Abaixo da pia, não há armários, algo tão comum ao nosso dia a dia. Mas é justamente para dar mobilidade na hora de escovar os dentes e lavar as mãos. Ali a cadeira entra enquanto Nelson ou Mirella se olham no espelho.
"Pode ver que não tem armário embaixo de nada e tudo o que eu faço, é de rodinha", aponta Mirella. "Senão, como você vai entrar?" pergunta. A cozinha ficou a cargo da dona da casa, os armários - quando presentes - não têm os pezinhos. E é um pequeno, de rodinhas, que deixa à mão todos os pratos.
Na parede de ladrilho hidráulico, as prateleiras são resultado da "arte" de Mirella. "Eu mexo com furadeira, parafuso... Aí tive a ideia de colocar. Subi na pia, o Nelson segurou minha cadeira e eu furei", narra.
A dificuldade ali está na hora de pensar em congelar alimentos. Até hoje o casal não conseguiu encontrar uma forma de ter freezer em casa. O horizontal faria com que eles tivessem de se debruçar para retirar ou deixar alguma coisa. Já os de cima, junto com a geladeira, não fica ao alcance.
O que não se usa diariamente, Mirella deixa nas prateleiras acima. Isso vale tanto para a cozinha quanto para o quarto. O guarda-roupa tem tudo baixinho, como gavetas e roupas penduradas. "É uma coisa que combina com a outra: baixinho porque as roupas são pequenininhas", brinca Nelson.
O banheiro é o espaço mais gracioso por se parecer justamente com uma casinha de boneca. Espelho à altura dos olhos, e vaso feito 'direto' no piso, numa bancada. Ao lado, é ali que a água do chuveiro escorre para o banho. Secador, maquiagem, tudo pertinho e em 'miniatura'.
Na hora da reforma é preciso que um dos dois estejam atentos o tempo todo. A mão de obra não é das mais fáceis de se encontrar e muitas vezes os donos precisam teimar. "Eles falam que não é no padrão da altura, mas não tem que ser no padrão dele e sim no meu", exemplifica Mirella.
Se a casa é a cara do casal?
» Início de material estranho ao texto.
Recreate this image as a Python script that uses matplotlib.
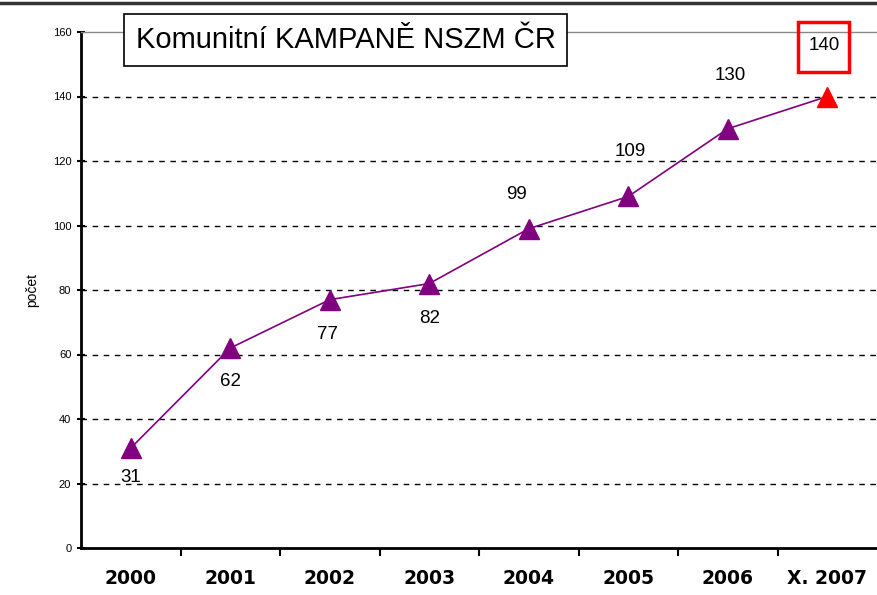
import matplotlib.pyplot as plt
import matplotlib.transforms as mtransforms
from matplotlib.patches import Rectangle

# === Data ===
years = ["2000", "2001", "2002", "2003", "2004", "2005", "2006", "X. 2007"]
counts = [31, 62, 77, 82, 99, 109, 130, 140]

# posun popisku od bodu (px), jako v puvodnim grafu
label_offsets = [(0, -29), (0, -33), (-2, -35), (0, -35),
                 (-12, 34), (2, 45), (2, 53), (-3, 51)]

purple = "#800080"

plt.rcParams["font.family"] = ["Liberation Sans", "DejaVu Sans"]

fig = plt.figure(figsize=(8.77, 5.95), dpi=100)
ax = fig.add_axes([81 / 877, 47 / 595, 796 / 877, 516 / 595])

x = list(range(len(years)))
ax.plot(x, counts, color=purple, lw=1.2, zorder=3)
ax.plot(x[:-1], counts[:-1], ls="none", marker="^", ms=15, color=purple, zorder=4)
ax.plot(x[-1:], counts[-1:], ls="none", marker="^", ms=15, color="red", zorder=4)

ax.set_xlim(-0.5, len(years) - 0.5)
ax.set_ylim(0, 160)

# popisky hodnot
for i, (v, off) in enumerate(zip(counts, label_offsets)):
    ax.annotate(str(v), (i, v), xytext=off, textcoords="offset pixels",
                ha="center", va="center", fontsize=13.5, zorder=6)

# cerveny ramecek kolem posledni hodnoty
last_tr = mtransforms.ScaledTranslation(x[-1], counts[-1], ax.transData)
fig.canvas.draw()
box = Rectangle((-29, 25), 51, 50, transform=mtransforms.Affine2D() + last_tr,
                fill=False, ec="red", lw=2.5, clip_on=False, zorder=6)
ax.add_patch(box)

ax.set_yticks(range(0, 161, 20))
ax.set_yticklabels([str(t) for t in range(0, 161, 20)], fontsize=8)
ax.set_xticks(x)
ax.set_xticklabels(years, fontsize=13.5, fontweight="bold", family="DejaVu Sans")
ax.set_xticks([i + 0.5 for i in x[:-1]], minor=True)
ax.tick_params(axis="x", which="major", length=0, pad=15)
ax.tick_params(axis="x", which="minor", length=6, width=1.5, direction="out")
ax.tick_params(axis="y", length=6, width=1.5, direction="inout", pad=4)

for t in range(20, 160, 20):
    ax.axhline(t, color="black", lw=1, ls=(0, (4, 4)), zorder=1)

ax.spines["left"].set_linewidth(2)
ax.spines["bottom"].set_linewidth(2)
ax.spines["top"].set_color("#888888")
ax.spines["top"].set_linewidth(1)
ax.spines["right"].set_visible(False)

ax.set_ylabel("počet", fontsize=10, labelpad=10)

ax.text(0.0685, 0.9845, "Komunitní KAMPANĚ NSZM ČR", transform=ax.transAxes,
        fontsize=21, ha="left", va="center",
        bbox=dict(boxstyle="square,pad=0.4", fc="white", ec="black", lw=1.2), zorder=5)

# horni okraj
fig.add_artist(plt.Line2D([0, 1], [1 - 3 / 595, 1 - 3 / 595], color="#333333", lw=2.5))

fig.savefig("out.png", dpi=100)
Disso ninguém duvida, não só pela acessibilidade. "O que deixa uma casa a cara da gente é a harmonia na vida das pessoas que moram nela", resume ela. Quem visita Nelson e Mirella é que coloca o apelido carinhoso de casa de boneca.
"Tudo aqui é pensado e a casa é de boneca, porque ela é uma", declara Nelson à esposa.